A side by side comparison of jpegtran & jpegrescan: how to efficiently compress lossless progressive JPEGs in the light of progressive JPEGs being a better pick for UX & their advantages on mobile connections, the fact that WebPagetest now urges you to deliver progressive JPEGs because only ~7% of all JPEGs on the web are progressive and image bytesize being The New Black in the context of responsive images.

JPEGtran is a well-known part of libjpeg and thus available in most *nix systems. It is used to optimize Huffman tables, strip meta-data and make JPEGs progressive. JPEGrescan, originally written by Lorren Merritt of x264 and now also a part of ImageOptim, is a Perl script that uses JPEGtran at its core, but feeds alternating scan sequence numbers to the progressive JPEG creation process in order to find the smallest possible bytesize. Thus, it's safe to say that JPEGrescan extends lossless JPEG compression functionality much the same way as Adept extends lossy JPEG compression functionality.

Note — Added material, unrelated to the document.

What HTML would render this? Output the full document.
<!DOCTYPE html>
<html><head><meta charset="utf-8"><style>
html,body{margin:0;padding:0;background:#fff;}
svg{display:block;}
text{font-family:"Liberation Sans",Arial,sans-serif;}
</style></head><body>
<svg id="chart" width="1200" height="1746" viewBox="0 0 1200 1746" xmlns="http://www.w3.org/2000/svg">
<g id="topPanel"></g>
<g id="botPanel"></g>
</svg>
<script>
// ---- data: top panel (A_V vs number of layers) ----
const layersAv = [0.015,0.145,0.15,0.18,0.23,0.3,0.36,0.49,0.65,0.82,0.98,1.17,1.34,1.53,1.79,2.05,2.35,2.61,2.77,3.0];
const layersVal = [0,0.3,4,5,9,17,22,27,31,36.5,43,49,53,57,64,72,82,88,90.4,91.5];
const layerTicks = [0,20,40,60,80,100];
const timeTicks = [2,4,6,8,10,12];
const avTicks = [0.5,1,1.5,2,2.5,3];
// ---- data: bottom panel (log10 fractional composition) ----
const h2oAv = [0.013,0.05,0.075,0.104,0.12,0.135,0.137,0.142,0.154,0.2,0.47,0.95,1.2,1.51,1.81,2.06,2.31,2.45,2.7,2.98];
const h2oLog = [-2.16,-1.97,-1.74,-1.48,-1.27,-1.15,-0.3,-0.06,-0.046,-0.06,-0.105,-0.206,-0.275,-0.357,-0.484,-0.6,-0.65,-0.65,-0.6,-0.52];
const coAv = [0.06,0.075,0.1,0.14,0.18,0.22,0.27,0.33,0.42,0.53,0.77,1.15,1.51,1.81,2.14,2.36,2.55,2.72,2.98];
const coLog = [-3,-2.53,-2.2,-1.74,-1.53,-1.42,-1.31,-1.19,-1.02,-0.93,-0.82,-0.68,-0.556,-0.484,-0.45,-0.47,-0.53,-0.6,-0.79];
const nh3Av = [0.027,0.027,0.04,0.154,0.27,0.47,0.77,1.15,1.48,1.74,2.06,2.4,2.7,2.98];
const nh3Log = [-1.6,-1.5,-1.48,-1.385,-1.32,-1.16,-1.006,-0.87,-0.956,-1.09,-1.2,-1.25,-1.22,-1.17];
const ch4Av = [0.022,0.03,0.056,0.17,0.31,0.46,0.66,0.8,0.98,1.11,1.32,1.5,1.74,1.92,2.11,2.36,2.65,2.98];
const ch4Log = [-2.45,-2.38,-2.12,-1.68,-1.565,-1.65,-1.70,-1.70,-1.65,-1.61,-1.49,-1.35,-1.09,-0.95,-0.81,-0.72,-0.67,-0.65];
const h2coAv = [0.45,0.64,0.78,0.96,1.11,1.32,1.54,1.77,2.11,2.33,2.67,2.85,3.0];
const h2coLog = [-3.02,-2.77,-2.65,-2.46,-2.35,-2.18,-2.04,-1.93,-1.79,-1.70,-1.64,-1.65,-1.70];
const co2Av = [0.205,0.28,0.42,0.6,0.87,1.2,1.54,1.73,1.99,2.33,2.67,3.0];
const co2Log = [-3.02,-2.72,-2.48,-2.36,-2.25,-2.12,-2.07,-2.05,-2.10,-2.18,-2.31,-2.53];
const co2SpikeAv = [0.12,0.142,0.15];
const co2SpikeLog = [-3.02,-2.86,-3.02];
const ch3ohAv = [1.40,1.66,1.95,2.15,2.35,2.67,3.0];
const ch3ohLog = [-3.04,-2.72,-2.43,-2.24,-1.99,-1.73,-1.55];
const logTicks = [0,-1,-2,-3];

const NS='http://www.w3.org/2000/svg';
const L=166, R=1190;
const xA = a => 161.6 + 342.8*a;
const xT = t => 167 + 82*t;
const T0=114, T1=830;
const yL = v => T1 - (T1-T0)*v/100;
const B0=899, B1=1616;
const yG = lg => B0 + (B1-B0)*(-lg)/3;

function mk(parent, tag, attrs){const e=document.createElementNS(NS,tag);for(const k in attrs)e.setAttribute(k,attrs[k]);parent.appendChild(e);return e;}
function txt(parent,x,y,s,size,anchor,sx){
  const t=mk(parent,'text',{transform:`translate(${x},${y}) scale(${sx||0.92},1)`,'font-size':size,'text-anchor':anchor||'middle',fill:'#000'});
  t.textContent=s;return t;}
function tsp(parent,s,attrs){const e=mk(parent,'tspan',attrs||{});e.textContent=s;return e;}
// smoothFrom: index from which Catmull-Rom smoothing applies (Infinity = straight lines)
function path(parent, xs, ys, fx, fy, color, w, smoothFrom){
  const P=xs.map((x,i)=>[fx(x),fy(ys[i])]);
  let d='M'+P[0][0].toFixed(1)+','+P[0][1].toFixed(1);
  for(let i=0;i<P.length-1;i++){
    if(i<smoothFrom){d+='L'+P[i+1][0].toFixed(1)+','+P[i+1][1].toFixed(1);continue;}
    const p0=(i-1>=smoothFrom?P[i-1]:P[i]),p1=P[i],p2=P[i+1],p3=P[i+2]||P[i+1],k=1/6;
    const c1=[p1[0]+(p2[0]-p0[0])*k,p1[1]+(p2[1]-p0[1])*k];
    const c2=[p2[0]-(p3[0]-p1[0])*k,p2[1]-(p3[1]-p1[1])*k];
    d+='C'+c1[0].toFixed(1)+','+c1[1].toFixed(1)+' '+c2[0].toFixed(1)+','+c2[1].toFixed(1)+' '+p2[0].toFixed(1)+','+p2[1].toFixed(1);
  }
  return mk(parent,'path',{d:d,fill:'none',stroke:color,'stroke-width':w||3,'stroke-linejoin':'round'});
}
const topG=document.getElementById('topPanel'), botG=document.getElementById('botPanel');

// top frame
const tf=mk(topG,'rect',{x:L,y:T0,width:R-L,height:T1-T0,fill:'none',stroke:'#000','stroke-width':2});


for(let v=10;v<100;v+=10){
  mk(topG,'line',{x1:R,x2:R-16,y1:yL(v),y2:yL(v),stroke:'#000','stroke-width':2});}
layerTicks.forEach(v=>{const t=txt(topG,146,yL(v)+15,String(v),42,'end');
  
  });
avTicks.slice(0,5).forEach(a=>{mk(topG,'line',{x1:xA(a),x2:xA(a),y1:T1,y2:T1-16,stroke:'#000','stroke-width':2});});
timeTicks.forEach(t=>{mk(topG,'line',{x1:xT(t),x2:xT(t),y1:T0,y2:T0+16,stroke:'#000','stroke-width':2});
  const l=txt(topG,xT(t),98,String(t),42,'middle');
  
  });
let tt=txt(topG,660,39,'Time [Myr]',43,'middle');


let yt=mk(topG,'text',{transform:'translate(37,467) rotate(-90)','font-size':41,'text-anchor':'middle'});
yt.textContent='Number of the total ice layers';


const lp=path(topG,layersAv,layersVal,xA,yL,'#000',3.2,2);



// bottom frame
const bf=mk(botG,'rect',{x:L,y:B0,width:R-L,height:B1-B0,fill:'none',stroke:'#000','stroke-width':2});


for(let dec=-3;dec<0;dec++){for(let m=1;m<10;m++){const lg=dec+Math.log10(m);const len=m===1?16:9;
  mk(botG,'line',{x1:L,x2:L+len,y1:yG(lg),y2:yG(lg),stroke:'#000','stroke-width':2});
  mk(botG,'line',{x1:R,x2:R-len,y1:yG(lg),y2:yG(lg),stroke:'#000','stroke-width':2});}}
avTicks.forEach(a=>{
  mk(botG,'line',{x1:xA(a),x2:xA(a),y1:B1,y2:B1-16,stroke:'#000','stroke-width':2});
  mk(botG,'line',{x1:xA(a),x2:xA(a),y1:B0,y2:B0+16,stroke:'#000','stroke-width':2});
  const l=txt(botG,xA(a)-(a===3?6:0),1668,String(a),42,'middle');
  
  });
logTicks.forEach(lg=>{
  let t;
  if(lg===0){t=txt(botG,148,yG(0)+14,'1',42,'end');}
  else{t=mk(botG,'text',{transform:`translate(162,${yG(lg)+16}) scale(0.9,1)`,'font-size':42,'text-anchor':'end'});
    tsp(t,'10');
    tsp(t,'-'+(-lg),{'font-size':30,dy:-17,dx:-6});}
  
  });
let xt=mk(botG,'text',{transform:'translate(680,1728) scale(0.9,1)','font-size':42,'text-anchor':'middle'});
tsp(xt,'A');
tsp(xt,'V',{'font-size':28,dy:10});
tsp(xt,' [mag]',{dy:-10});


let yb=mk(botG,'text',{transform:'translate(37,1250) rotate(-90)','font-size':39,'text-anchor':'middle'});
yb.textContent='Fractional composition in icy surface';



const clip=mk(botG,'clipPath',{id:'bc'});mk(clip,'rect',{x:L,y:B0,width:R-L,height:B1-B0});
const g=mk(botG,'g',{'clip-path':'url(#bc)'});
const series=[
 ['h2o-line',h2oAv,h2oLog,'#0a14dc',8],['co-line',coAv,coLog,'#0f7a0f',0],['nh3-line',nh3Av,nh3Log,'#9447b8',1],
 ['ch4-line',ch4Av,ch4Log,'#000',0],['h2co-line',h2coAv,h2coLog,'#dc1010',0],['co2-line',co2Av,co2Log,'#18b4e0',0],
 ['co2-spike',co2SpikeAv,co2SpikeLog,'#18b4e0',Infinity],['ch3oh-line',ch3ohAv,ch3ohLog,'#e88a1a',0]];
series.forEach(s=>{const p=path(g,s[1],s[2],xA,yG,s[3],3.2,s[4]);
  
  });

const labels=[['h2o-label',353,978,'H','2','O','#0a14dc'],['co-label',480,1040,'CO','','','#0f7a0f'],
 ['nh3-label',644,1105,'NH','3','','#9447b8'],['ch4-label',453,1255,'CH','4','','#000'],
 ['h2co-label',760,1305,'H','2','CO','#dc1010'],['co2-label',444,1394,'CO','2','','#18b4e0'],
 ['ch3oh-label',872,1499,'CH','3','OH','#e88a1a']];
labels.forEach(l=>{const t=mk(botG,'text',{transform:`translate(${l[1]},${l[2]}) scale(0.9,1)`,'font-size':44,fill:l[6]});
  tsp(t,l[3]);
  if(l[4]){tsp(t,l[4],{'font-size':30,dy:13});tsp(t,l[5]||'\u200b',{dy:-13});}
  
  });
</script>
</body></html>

To test the validity of the hypothesis that JPEGrescan enables us to achieve superior results in lossless JPEG compression, I created a sample of 32.767 random JPEGs publicly available on websites indexed by HTTP Archive. If you're looking to recreate this exact sample, have a look at this file which contains the entire set of image URLs used by curl to retrieve the images.

After creating this sample of ~754MB in total bytesize, I ran JPEGtran & JPEGrescan on the source sample, taking care to use identical switches as JPEGrescan has some switches for JPEGtran hardcoded:

jpegtran -copy none -optimize -progressive -outfile $outfile $infile
jpegrescan -q -s $infile $outfile

Afterwards, I calculated the total bytesize of the respective outputs: 634MB for JPEGtran and 626MB for JPEGrescan. In relative terms this translates to 1.2% bytesize savings using JPEGrescan over JPEGtran.
JPEGrescan compresses progressive JPEGs 1.2% more efficiently than vanilla JPEGtran

Be aware, however, that it does not mean savings of 120MB alone by using JPEGtran on the source sample as the source contains partially defective JPEGS and files marked as .jpg which aren't JPEGs at all. Both JPEGtran and JPEGrescan threw errors iterating on these files and thus did not save them in their ouput directories. The sum of all sucessfully processed JPEGs from the 32767 images source sample was 28320. Thus, it is safe to compare the results of JPEGtran to those of JPEGrescan & vice versa, but it is not safe to compare any of the two results to the source sample.

As JPEGrescan is a Perl script, which prevents people on managed or shared hosting environments to make use of it and as it lacks a maintainer, I will rewrite the core functionality of JPEGrescan, namely testing scan sequence numbers during progressive JPEG creation for optimal bytesize results, in PHP to resolve these issues.